Record Quarter and Strong H1 Outlook
Q1 2026 was a record quarter for OET; management expects Q1+Q2 combined to be stronger than any previous year in company history, with commentary that potential distributions tied to the half-year approach the company's 2018 listing price.
Outstanding Earnings and Profitability
Fleet-wide TCE ~ $93,000 per vessel per day (management cites $93,100); spot VLCC TCE ~$106,000–$106,400/day and Suezmax spot TCE ~$81,600–$82,000/day. Reported adjusted EBITDA of $110 million, adjusted net profit of $89 million, and adjusted EPS of $2.33 for Q1.
Generous and Consistent Dividend Policy
Board declared 16th consecutive quarterly dividend of $2.00 per share (the highest quarterly dividend since inception), representing 88% of reported net income post-January equity transaction. Over the last 4 quarters the company distributed $5.00 per share (96% of reported net income) and has paid out ~$550 million in dividends since IPO (~2.5x initial market cap).
Strong Commercial Outperformance vs Peers
Company outperformed peers materially: Q1 VLCC performance ~28.5% higher and Suezmax ~20% higher vs reported peers; management estimates Q2 fixed book is ~45% higher on VLCCs and ~24% higher on Suezmaxes relative to peers. Cumulative outperformance vs peers since Q4 2019 ~ $256 million.
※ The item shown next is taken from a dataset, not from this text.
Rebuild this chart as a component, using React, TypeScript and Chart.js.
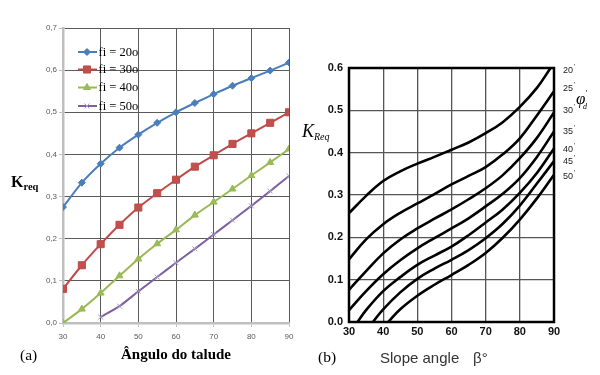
import React, { useEffect, useRef } from 'react';
import { Chart, registerables } from 'chart.js';
import { drawPoint } from 'chart.js/helpers';

Chart.register(...registerables);

// ---------- chart (a) data ----------
const anglesA = [30, 35, 40, 45, 50, 55, 60, 65, 70, 75, 80, 85, 90];
const kreqFi20 = [0.275, 0.333, 0.378, 0.416, 0.447, 0.475, 0.5, 0.522, 0.543, 0.563, 0.581, 0.599, 0.618];
const kreqFi30 = [0.081, 0.137, 0.187, 0.233, 0.274, 0.308, 0.34, 0.371, 0.398, 0.425, 0.45, 0.475, 0.5];
const kreqFi40 = [0.0, 0.033, 0.071, 0.112, 0.152, 0.188, 0.221, 0.256, 0.287, 0.318, 0.35, 0.381, 0.413];
const kreqFi50 = [null, null, 0.014, 0.04, 0.075, 0.109, 0.143, 0.176, 0.21, 0.244, 0.278, 0.313, 0.349];
const legendLabelsA = ['fi = 20o', 'fi = 30o', 'fi = 40o', 'fi = 50o'];

// ---------- chart (b) data ----------
const betaB20 = [30, 35, 40, 45, 50, 55, 60, 65, 70, 75, 80, 85, 89];
const kB20 = [0.257, 0.298, 0.333, 0.356, 0.374, 0.39, 0.407, 0.424, 0.446, 0.472, 0.508, 0.553, 0.6];
const betaB = [30, 35, 40, 45, 50, 55, 60, 65, 70, 75, 80, 85, 90];
const kB25 = [0.148, 0.195, 0.231, 0.258, 0.28, 0.302, 0.325, 0.345, 0.366, 0.396, 0.434, 0.488, 0.545];
const kB30 = [0.076, 0.12, 0.162, 0.195, 0.221, 0.244, 0.266, 0.29, 0.316, 0.347, 0.387, 0.435, 0.495];
const kB35 = [0.028, 0.073, 0.113, 0.146, 0.174, 0.198, 0.221, 0.245, 0.273, 0.303, 0.34, 0.39, 0.45];
const betaB40 = [32.5, 35, 40, 45, 50, 55, 60, 65, 70, 75, 80, 85, 90];
const kB40 = [0.0, 0.028, 0.073, 0.106, 0.135, 0.157, 0.178, 0.205, 0.235, 0.266, 0.305, 0.352, 0.41];
const betaB45 = [37, 40, 45, 50, 55, 60, 65, 70, 75, 80, 85, 90];
const kB45 = [0.0, 0.03, 0.07, 0.102, 0.126, 0.147, 0.17, 0.198, 0.232, 0.275, 0.327, 0.38];
const betaB50 = [41.5, 45, 50, 55, 60, 65, 70, 75, 80, 85, 90];
const kB50 = [0.0, 0.03, 0.062, 0.088, 0.111, 0.135, 0.163, 0.199, 0.242, 0.292, 0.348];
const phiLabels = ['20', '25', '30', '35', '40', '45', '50'];
const phiLabelY = [70.5, 88.5, 110, 131, 149, 161, 176];

const pts = (xs: number[], ys: (number | null)[]) => xs.map((x, i) => ({ x, y: ys[i] }));

const seriesA = [
  { label: legendLabelsA[0], data: kreqFi20, color: '#4A7EBB', fill: '#4A7EBB', style: 'rectRot', radius: 3.5 },
  { label: legendLabelsA[1], data: kreqFi30, color: '#BE4B48', fill: '#C0504D', style: 'rect', radius: 5 },
  { label: legendLabelsA[2], data: kreqFi40, color: '#98B954', fill: '#9BBB59', style: 'triangle', radius: 4 },
  { label: legendLabelsA[3], data: kreqFi50, color: '#7D60A0', fill: '#A899C6', style: 'crossRot', radius: 3.5 },
];
const legendRowsA = [52, 69.5, 87.5, 106];

const legendPluginA = {
  id: 'legendA',
  afterDraw(chart: any) {
    const ctx = chart.ctx;
    seriesA.forEach((s, i) => {
      const y = legendRowsA[i];
      ctx.save();
      ctx.strokeStyle = s.color;
      ctx.lineWidth = 2;
      ctx.beginPath();
      ctx.moveTo(78, y);
      ctx.lineTo(97, y);
      ctx.stroke();
      ctx.fillStyle = s.fill;
      ctx.strokeStyle = s.style === 'crossRot' ? s.fill : s.color;
      ctx.lineWidth = 1;
      drawPoint(ctx, { pointStyle: s.style as any, radius: s.radius, rotation: 0, borderWidth: 1 } as any, 87, y);
      ctx.fillStyle = '#000';
      ctx.font = '12.5px "Liberation Serif"';
      ctx.textBaseline = 'middle';
      ctx.textAlign = 'left';
      ctx.fillText(s.label, 98.5, y + 0.5);
      ctx.restore();
    });
  },
};

const frameBPlugin = {
  id: 'frameB',
  afterDatasetsDraw(chart: any) {
    const { ctx, chartArea } = chart;
    ctx.save();
    ctx.strokeStyle = '#000';
    ctx.lineWidth = 2.5;
    ctx.strokeRect(chartArea.left, chartArea.top, chartArea.right - chartArea.left, chartArea.bottom - chartArea.top);
    ctx.restore();
  },
};

function Label(props: any) {
  const { x, base, size, family, weight, fstyle, color, children, center } = props;
  return (
    <div
      style={{
        position: 'absolute',
        left: x,
        top: base - 0.84 * size,
        transform: center ? 'translateX(-50%)' : undefined,
        fontFamily: family,
        fontSize: size,
        fontWeight: weight || 'normal',
        fontStyle: fstyle || 'normal',
        lineHeight: `${size}px`,
        color: color || '#000',
        whiteSpace: 'nowrap',
      }}
    >
      {children}
    </div>
  );
}

export default function App() {
  const refA = useRef<HTMLCanvasElement>(null);
  const refB = useRef<HTMLCanvasElement>(null);

  useEffect(() => {
    const chartA = new Chart(refA.current as HTMLCanvasElement, {
      type: 'line',
      data: {
        datasets: seriesA.map((s) => ({
          label: s.label,
          data: pts(anglesA, s.data),
          borderColor: s.color,
          backgroundColor: s.fill,
          borderWidth: 2,
          pointStyle: s.style as any,
          pointRadius: s.radius,
          pointBackgroundColor: s.fill,
          pointBorderColor: s.style === 'crossRot' ? s.fill : s.color,
          pointBorderWidth: 1,
          tension: 0.2,
        })),
      },
      options: {
        animation: false,
        responsive: false,
        layout: { padding: { left: 0, top: 28, right: 11, bottom: 0 } },
        plugins: { legend: { display: false }, tooltip: { enabled: false } },
        scales: {
          x: {
            type: 'linear',
            min: 30,
            max: 90,
            ticks: { stepSize: 10, font: { size: 8, family: 'Liberation Sans' }, color: '#595959', padding: 5 },
            grid: { color: '#5a5a5a', lineWidth: 1, tickColor: '#BFBFBF', tickLength: 4 },
            border: { color: '#BFBFBF', width: 2.5 },
            afterFit: (s: any) => { s.height = 52; },
          },
          y: {
            type: 'linear',
            min: 0,
            max: 0.7,
            ticks: {
              stepSize: 0.1,
              font: { size: 8, family: 'Liberation Sans' },
              color: '#595959',
              padding: 2,
              callback: (v: any) => Number(v).toFixed(1).replace('.', ','),
            },
            grid: { color: '#5a5a5a', lineWidth: 1, tickColor: '#BFBFBF', tickLength: 4 },
            border: { color: '#BFBFBF', width: 2.5 },
            afterFit: (s: any) => { s.width = 63; },
          },
        },
      },
      plugins: [legendPluginA],
    });

    const curvesB = [
      pts(betaB20, kB20),
      pts(betaB, kB25),
      pts(betaB, kB30),
      pts(betaB, kB35),
      pts(betaB40, kB40),
      pts(betaB45, kB45),
      pts(betaB50, kB50),
    ];
    const chartB = new Chart(refB.current as HTMLCanvasElement, {
      type: 'line',
      data: {
        datasets: curvesB.map((d, i) => ({
          label: phiLabels[i],
          data: d,
          borderColor: '#000',
          borderWidth: 2.6,
          pointRadius: 0,
          tension: 0.4,
        })),
      },
      options: {
        animation: false,
        responsive: false,
        layout: { padding: { left: 0, top: 68, right: 46, bottom: 0 } },
        plugins: { legend: { display: false }, tooltip: { enabled: false } },
        scales: {
          x: {
            type: 'linear',
            min: 30,
            max: 90,
            ticks: { stepSize: 10, font: { size: 11, weight: 'bold', family: 'Liberation Sans' }, color: '#111', padding: 3 },
            grid: { color: '#555', lineWidth: 1.3, drawTicks: false },
            border: { display: false },
            afterFit: (s: any) => { s.height = 53; },
          },
          y: {
            type: 'linear',
            min: 0,
            max: 0.6,
            ticks: {
              stepSize: 0.1,
              font: { size: 11, weight: 'bold', family: 'Liberation Sans' },
              color: '#111',
              padding: 6,
              callback: (v: any) => Number(v).toFixed(1),
            },
            grid: { color: '#555', lineWidth: 1.3, drawTicks: false },
            border: { display: false },
            afterFit: (s: any) => { s.width = 49; },
          },
        },
      },
      plugins: [frameBPlugin],
    });

    return () => {
      chartA.destroy();
      chartB.destroy();
    };
  }, []);

  return (
    <div style={{ position: 'fixed', left: 0, top: 0, width: 600, height: 375, background: '#fff', overflow: 'hidden' }}>
      <canvas ref={refA} width={300} height={375} style={{ position: 'absolute', left: 0, top: 0 }} />
      <canvas ref={refB} width={300} height={375} style={{ position: 'absolute', left: 300, top: 0 }} />

      {/* chart (a) texts */}
      <Label x={11} base={187} size={16} family="Liberation Serif" weight="bold">
        K<span style={{ fontSize: 10.5, position: 'relative', top: 3 }}>req</span>
      </Label>
      <Label x={176} base={360} size={15} family="Liberation Serif" weight="bold" center>
        Ângulo do talude
      </Label>
      <Label x={20} base={360} size={15.5} family="Liberation Serif">(a)</Label>

      {/* chart (b) texts */}
      <Label x={302} base={137} size={18} family="Liberation Serif" fstyle="italic">
        K<span style={{ fontSize: 10, position: 'relative', top: 3 }}>Req</span>
      </Label>
      {phiLabels.map((t, i) => (
        <Label key={t} x={563} base={phiLabelY[i] + 3.2} size={9} family="Liberation Sans" color="#222">
          {t}
          <span style={{ fontSize: 7, position: 'relative', top: -4, left: 1 }}>'</span>
        </Label>
      ))}
      <Label x={576} base={104} size={17} family="Liberation Serif" fstyle="italic">
        φ
      </Label>
      <Label x={585} base={97} size={8} family="Liberation Serif" fstyle="italic">'</Label>
      <Label x={583} base={110} size={8} family="Liberation Serif" fstyle="italic">d</Label>
      <Label x={318} base={362} size={15.5} family="Liberation Serif">(b)</Label>
      <Label x={380} base={363} size={15} family="Liberation Sans" color="#333">Slope angle</Label>
      <Label x={473} base={363} size={15} family="Liberation Sans" color="#333">β°</Label>
    </div>
  );
}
Robust Q2 Forward Cover and High Fix Rates
As of the call ~56% of available VLCC spot days were fixed at $223,900/day and ~60% of Suezmax days fixed at $187,300/day, giving a fixed-portion fleet average of ~ $202,900/day.
Improved Capital Structure and Low-Cost Financing
Completed multiple refinancings and buybacks of sale-leasebacks: new loans include $50M (7yr, SOFR+125bps), $50M (9yr, SOFR+130bps), and $90M (8yr, SOFR+120bps). All loans priced below 2%; weighted average margin 1.47% (improvement >200bps vs pre-transition), yielding estimated >$15M/year interest savings on consolidated debt pro forma > $750M.
Healthy Balance Sheet and Liquidity
Quarter-end cash of $176.5 million (including equity earmarked for acquisitions), nearly $80 million in trade receivables, restricted cash including $45 million short-term deposit vs loan; book leverage 41% and market-adjusted net LTV just over ~30% pro forma for acquisitions.
Young, Modern Fleet and Growth via Acquisitions
Fleet of 16 vessels on the water (8 Suezmax, 8 VLCC) with an average age of ~6 years; two additional Suezmax newbuilds (Nissos Tigani and Nissos Vous) due for delivery shortly, further improving average fleet age and commercial exposure.
Supportive Market Fundamentals (Hormuz Disruption & Inventories)
Management highlights structural demand tailwinds from the Strait of Hormuz disruption (pre-closure exports ~14.9m bpd vs pipeline rerouting capacity ~7.4m bpd → ~7.5m bpd ton-mile shortfall) and low OECD commercial inventories, which underpin elevated tanker rates and prolonged strength across scenarios modeled.